What Microsoft's ill-fated Kinect can teach us about disruption

A revolutionary product is not enough

Xbox Kinect controller.
(Image credit: Simon Perkin / Alamy Stock Photo)

They say that irony is dead, but at least in the tech world it is still alive and well. The latest example: Just as hype builds for the release of the iPhone X with its FaceID system, news slipped out that Microsoft has cancelled production of the Kinect.

As symbolism goes, it's almost a bit too on the nose. The Kinect, a camera and microphone system that worked to recognize users of Microsoft's Xbox One, was for a while the fastest selling consumer device in history. But though it sold well, it not only never fully delivered on its promise of motion gaming or voice control, it also turned off the console's core gamer base. Meanwhile, just as the chapter closes on that tech, Apple appears to have polished facial recognition technology enough to have users log in and verify their identity simply by showing the phone their face. The icing on the cake: Microsoft released a phone with facial recognition two years ago. It sold abysmally.

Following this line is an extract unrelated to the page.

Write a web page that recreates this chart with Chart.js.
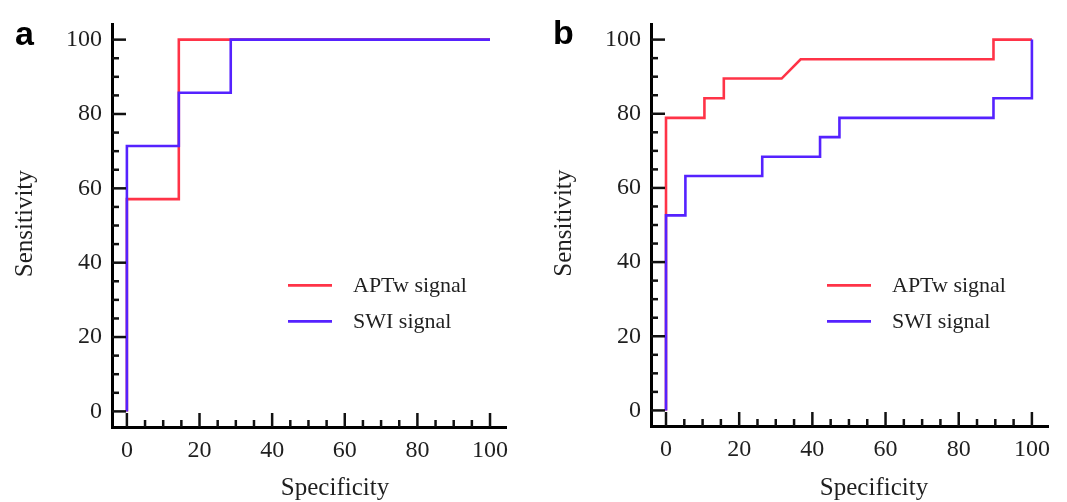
<!DOCTYPE html>
<html>
<head>
<meta charset="utf-8">
<script src="https://cdn.jsdelivr.net/npm/chart.js@4.4.1/dist/chart.umd.min.js"></script>
<style>
  html, body { margin: 0; padding: 0; background: #fff; }
  #wrap { position: relative; width: 1067px; height: 502px; }
  canvas { position: absolute; top: 0; }
  #chartA { left: 0; }
  #chartB { left: 533px; }
</style>
</head>
<body>
<div id="wrap">
  <canvas id="chartA" width="533" height="502"></canvas>
  <canvas id="chartB" width="534" height="502"></canvas>
</div>
<script>
// ROC curve vertices (specificity %, sensitivity %)
// panel a
const aSpecAPTw = [0, 0, 14.3, 14.3, 100];
const aSensAPTw = [0, 57.1, 57.1, 100, 100];
const aSpecSWI = [0, 0, 14.3, 14.3, 28.6, 28.6, 100];
const aSensSWI = [0, 71.4, 71.4, 85.7, 85.7, 100, 100];
// panel b
const bSpecAPTw = [0, 0, 10.5, 10.5, 15.8, 15.8, 31.6, 36.8, 89.5, 89.5, 100];
const bSensAPTw = [0, 78.9, 78.9, 84.2, 84.2, 89.5, 89.5, 94.7, 94.7, 100, 100];
const bSpecSWI = [0, 0, 5.3, 5.3, 26.3, 26.3, 42.1, 42.1, 47.4, 47.4, 89.5, 89.5, 100, 100];
const bSensSWI = [0, 52.6, 52.6, 63.2, 63.2, 68.4, 68.4, 73.7, 73.7, 78.9, 78.9, 84.2, 84.2, 100];

const seriesNames = ['APTw signal', 'SWI signal'];
const tickValues = [0, 20, 40, 60, 80, 100];
const minorStep = 5;
const majorStep = 20;
const xTitle = 'Specificity';
const yTitle = 'Sensitivity';

const RED = '#ff3347';
const BLUE = '#5522ff';
const TEXT = '#1f1f1f';
const SERIF = '"Liberation Serif", "DejaVu Serif", serif';

const toPoints = (xs, ys) => xs.map((v, i) => ({ x: v, y: ys[i] }));

// inward ticks, legend, axis titles and panel letter
const decor = {
  id: 'decor',
  afterDraw(chart, args, opts) {
    const { ctx, chartArea: ca, scales: { x, y } } = chart;
    ctx.save();

    // ticks pointing into the plot
    ctx.strokeStyle = '#111';
    ctx.lineWidth = 2.5;
    for (let v = 0; v <= 100; v += minorStep) {
      const len = v % majorStep === 0 ? 14 : 7;
      const py = y.getPixelForValue(v);
      ctx.beginPath();
      ctx.moveTo(ca.left, py);
      ctx.lineTo(ca.left + len, py);
      ctx.stroke();
      const px = x.getPixelForValue(v);
      ctx.beginPath();
      ctx.moveTo(px, ca.bottom);
      ctx.lineTo(px, ca.bottom - len);
      ctx.stroke();
    }

    // legend
    const cols = [RED, BLUE];
    ctx.font = '22px ' + SERIF;
    ctx.textBaseline = 'middle';
    ctx.textAlign = 'left';
    seriesNames.forEach((name, i) => {
      const ly = ca.top + 261 + i * 36;
      ctx.strokeStyle = cols[i];
      ctx.lineWidth = 2.6;
      ctx.beginPath();
      ctx.moveTo(ca.left + 176, ly);
      ctx.lineTo(ca.left + 220, ly);
      ctx.stroke();
      ctx.fillStyle = TEXT;
      ctx.fillText(name, ca.left + 241, ly + 1);
    });

    // axis titles
    ctx.font = '25px ' + SERIF;
    ctx.fillStyle = TEXT;
    ctx.textAlign = 'center';
    ctx.fillText(xTitle, ca.left + 223, 488);
    ctx.save();
    ctx.translate(ca.left - 87, (ca.top + ca.bottom) / 2 - 2);
    ctx.rotate(-Math.PI / 2);
    ctx.fillText(yTitle, 0, 0);
    ctx.restore();

    // panel letter
    ctx.font = 'bold 34px "Liberation Sans", Arial, sans-serif';
    ctx.fillStyle = '#000';
    ctx.textAlign = 'left';
    ctx.textBaseline = 'alphabetic';
    ctx.fillText(opts.letter, opts.lx, opts.ly);

    ctx.restore();
  }
};

function makeChart(id, aptw, swi, cfg) {
  return new Chart(document.getElementById(id), {
    type: 'scatter',
    data: {
      datasets: [
        { label: seriesNames[0], data: aptw, showLine: true, borderColor: RED, borderWidth: 2.6,
          pointRadius: 0, fill: false, tension: 0, order: 1 },
        { label: seriesNames[1], data: swi, showLine: true, borderColor: BLUE, borderWidth: 2.6,
          pointRadius: 0, fill: false, tension: 0, order: 0 }
      ]
    },
    options: {
      responsive: false,
      animation: false,
      devicePixelRatio: 1,
      layout: { padding: { top: cfg.top, right: cfg.right, left: 0, bottom: 0 } },
      plugins: {
        legend: { display: false },
        tooltip: { enabled: false },
        decor: { letter: cfg.letter, lx: cfg.lx, ly: cfg.ly }
      },
      scales: {
        x: {
          type: 'linear',
          min: -4.1, max: 104.4,
          afterFit: (s) => { s.height = cfg.xh; },
          grid: { display: false, drawTicks: false },
          border: { display: true, color: '#000', width: 3 },
          afterBuildTicks: (s) => { s.ticks = tickValues.map(v => ({ value: v })); },
          ticks: { padding: 9, color: TEXT, font: { family: SERIF, size: 24 }, autoSkip: false, maxRotation: 0 }
        },
        y: {
          type: 'linear',
          min: -4.2, max: 104.1,
          afterFit: (s) => { s.width = cfg.yw; },
          grid: { display: false, drawTicks: false },
          border: { display: true, color: '#000', width: 3 },
          afterBuildTicks: (s) => { s.ticks = tickValues.map(v => ({ value: v })); },
          ticks: { padding: 10, color: TEXT, font: { family: SERIF, size: 24 }, autoSkip: false }
        }
      }
    },
    plugins: [decor]
  });
}

makeChart('chartA', toPoints(aSpecAPTw, aSensAPTw), toPoints(aSpecSWI, aSensSWI),
  { top: 16, right: 27, xh: 75, yw: 112, letter: 'a', lx: 15, ly: 45 });
makeChart('chartB', toPoints(bSpecAPTw, bSensAPTw), toPoints(bSpecSWI, bSensSWI),
  { top: 15, right: 19, xh: 76, yw: 118, letter: 'b', lx: 20, ly: 44 });
</script>
</body>
</html>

It is tempting to take this as another example that Apple always gets right what Microsoft gets wrong. There is certainly some truth to that idea — among other missteps, Microsoft arrived at smartphones and tablets long before Apple but failed to capitalize on its headstart. Yet with Microsoft's revenue and stock price higher than ever and general sentiment around the company rebounding significantly, perhaps there is a different lesson here than simply "Microsoft bad, Apple good." Rather, for both Microsoft and the industry at large, it's become clear that genuine, disruptive change doesn't simply involve flashy, disruptive tech by itself. Instead, true change comes with tech that breaks from the past, and ultimately changes how people live, work, and play.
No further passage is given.